Objectives: To review research on VR training effects and the clinical implications for consumers with mobility impairments.
Search strategy: The authors searched electronic databases (MEDLINE, The Cochrane Controlled Trials, CIRRIE, and REHABDATA) for research studies on VR and mobility training from 1975 to June 2006. In addition, a reference check was conducted for relevant articles.
Selection criteria: The authors included articles that met the following criteria: 1) studies focused on VR for mobility devices in rehabilitation contexts; 2) written in English, Dutch, or German; and 3) published in peer-reviewed journals. Two reviewers independently assessed each study for inclusion. A third reviewer was consulted to resolve any selection discrepancies. The authors excluded studies that did not provide a clinical evaluation of a VR application.
Data collection and analysis: Two authors independently conducted a blind review of each article. General content and findings were extracted and categorized. The authors assessed the methodological quality of each study using a classification rubric.

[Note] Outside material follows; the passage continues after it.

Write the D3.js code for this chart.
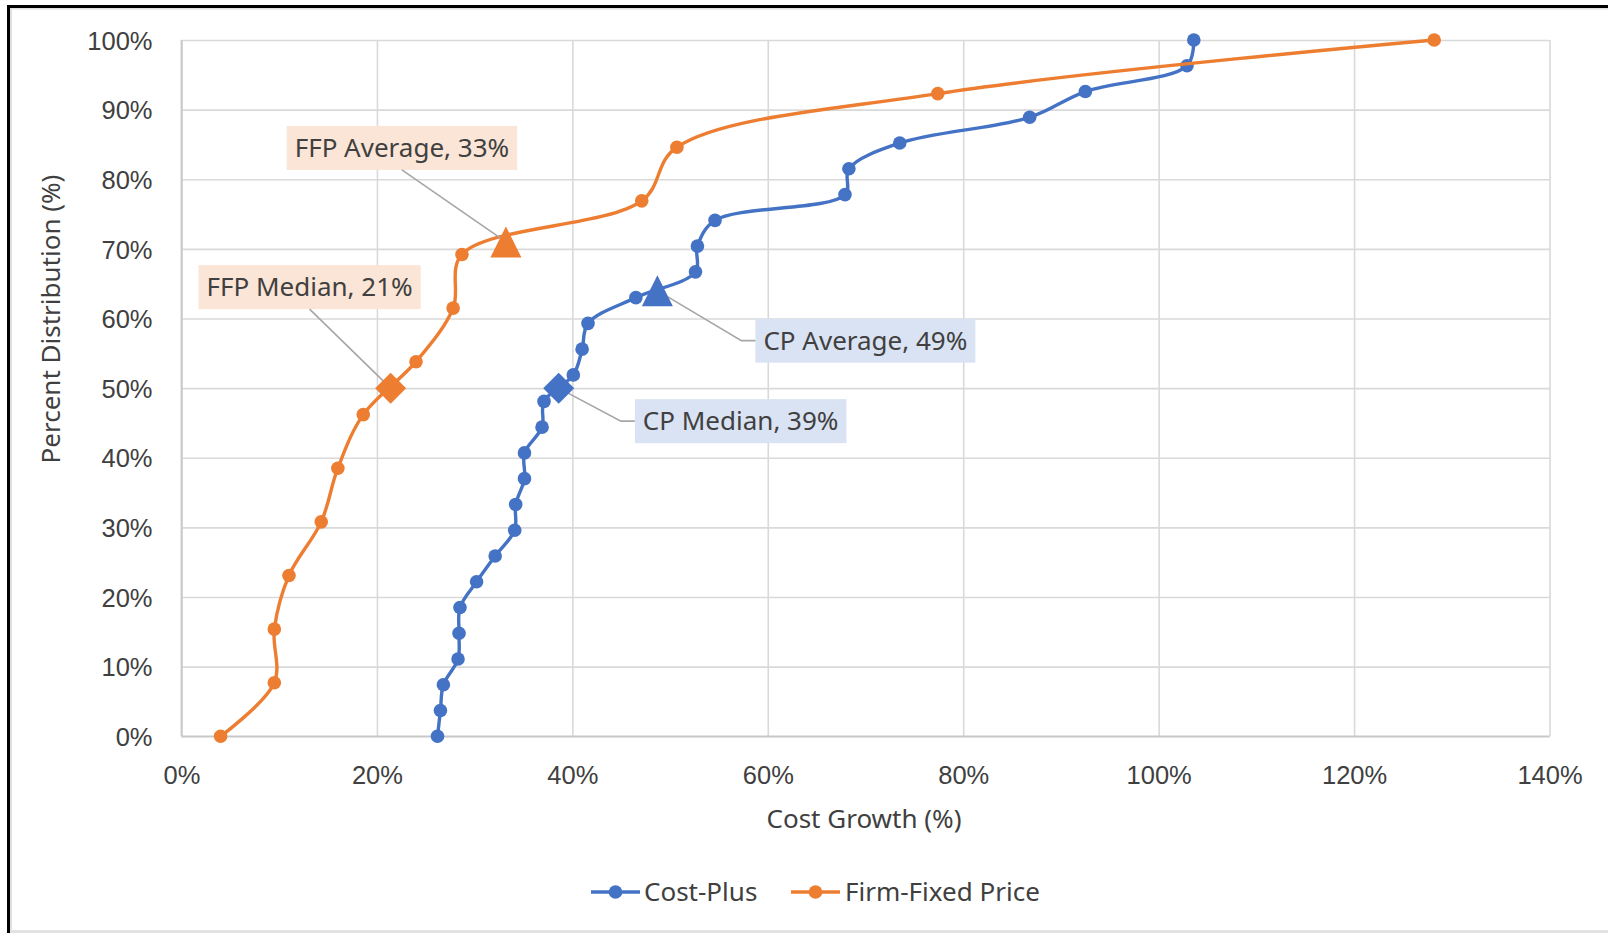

Main results: The authors identified 411 studies. Eight studies met the selection criteria for the review. Three categories of VR findings are described: training driving skills, physical exercise training, and leisure activity. The majority of studies indicated positive effects; however the methodological quality of studies varied from a poor strength of evidence to a good strength of evidence.
Conclusions: The systematic review indicates the potential benefit of VR training for improving consumers’ use of mobility devices. Several studies suggest that VR training transfers to real-life situations. More high quality research studies are needed to advance knowledge on this topic.